Since the 2011 ouster and killing of dictator Moammar Gadhafi, Libya has sunk further into turmoil and is divided between rival governments based in its east and west, each supported by various armed militias and foreign backers. Hifter is loyal to the east-based administration.
In a statement late Wednesday, the National Oil Corporation, which dominates Libya’s critical oil industry, said the losses were recorded for the period ending Tuesday.
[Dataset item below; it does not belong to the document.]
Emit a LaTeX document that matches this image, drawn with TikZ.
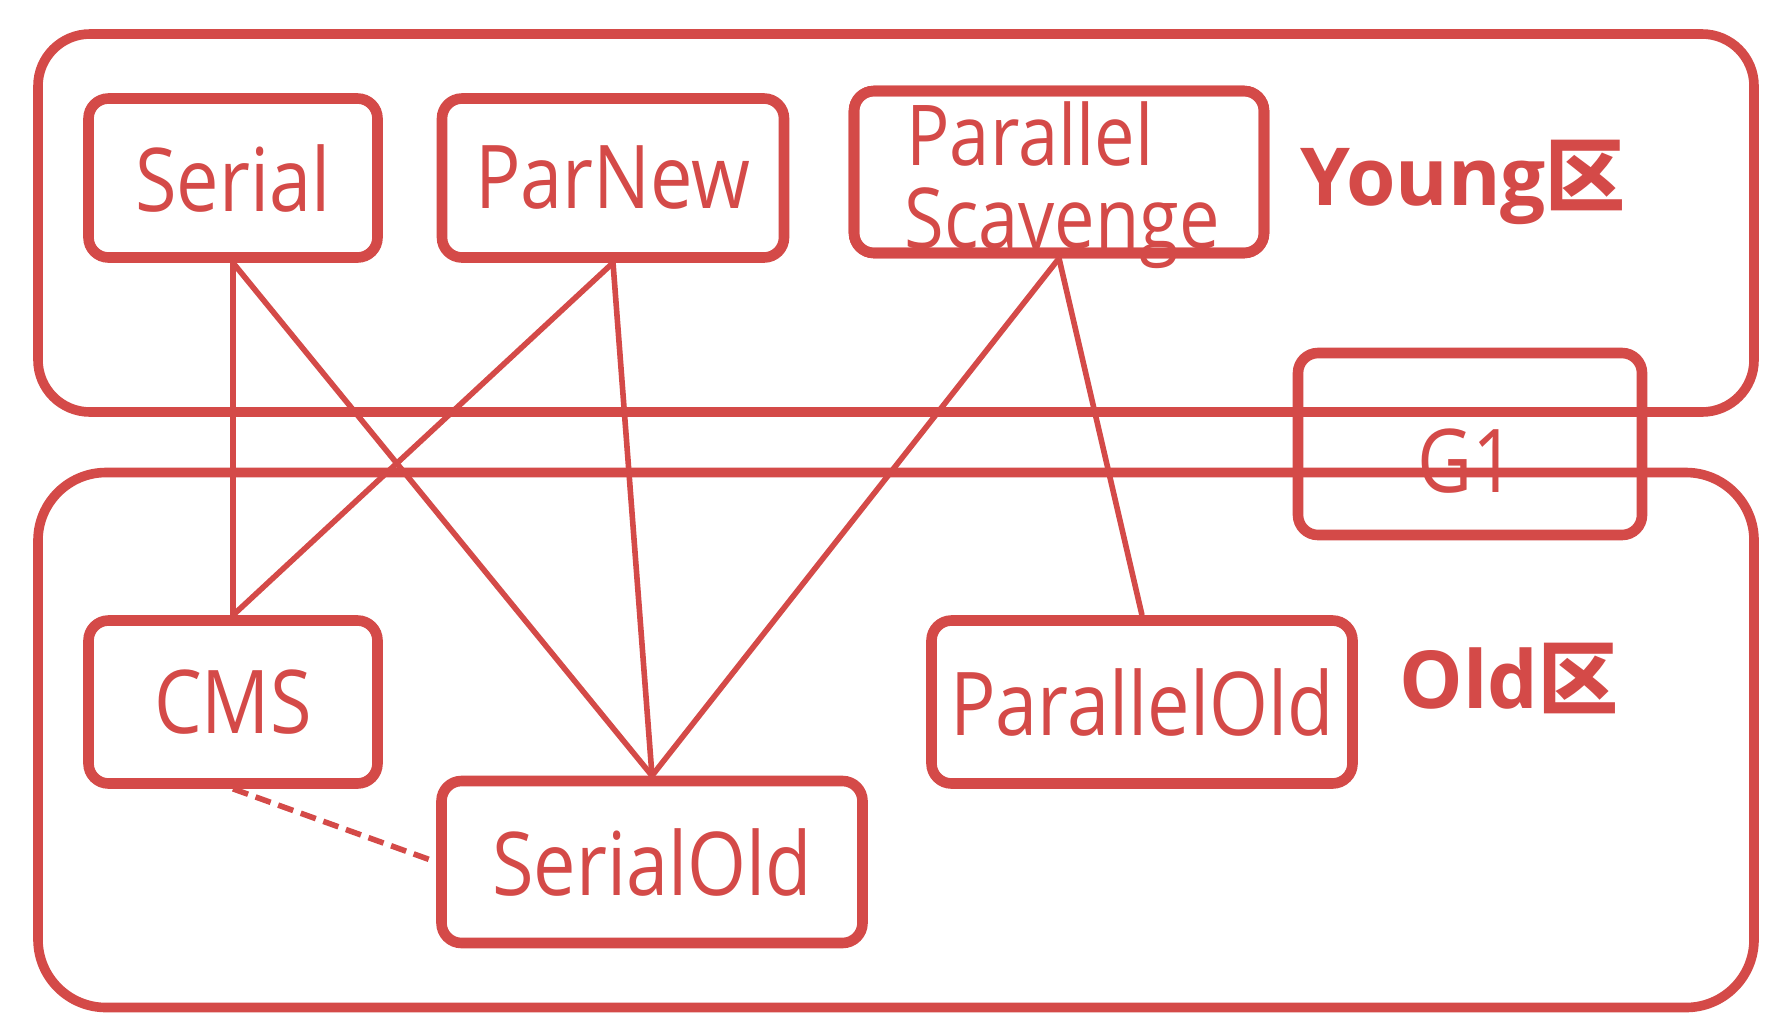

An earlier statement from the company reported over $502 million in losses for a 10-day period ending Monday.
The NOC, which put the daily losses at nearly $60 million, posted on its Facebook page an appeal to "end the illegal closures and to allow the corporation to resume production immediately.” The company on Jan. 18 declared a force majeure, which means it's unable to fulfill international contracts due to sudden and disruptive events. The daily production has since then fallen from 1.2 million barrels a day to nearly 288,200 on Tuesday, according to the statement.
The NOC's latest figures show the losses almost doubled this week — on Saturday, it had recorded nearly $256.5 million in losses over a six-day period. At the same time, the NOC offered assurances to residents in central and eastern Libya that there was still “sufficient” fuel in storage, though it warned that warehouses in the country's western and southern provinces were running short.
Oil, the lifeline of Libya’s economy, has long been a key factor in the civil war, as rival authorities jostle for control of oil fields and state revenue. Libya has the ninth largest known oil reserves in the world and the biggest oil reserves in Africa.
The closure of the oil facilities was seen as part of Hifter’s efforts to capture Tripoli and punish his adversaries there for sealing security and maritime agreements with Turkey, opening doors for unlimited military support from Ankara. The shutdowns also come against the backdrop of a crumbling cease-fire mediated by world leaders in Berlin earlier this month.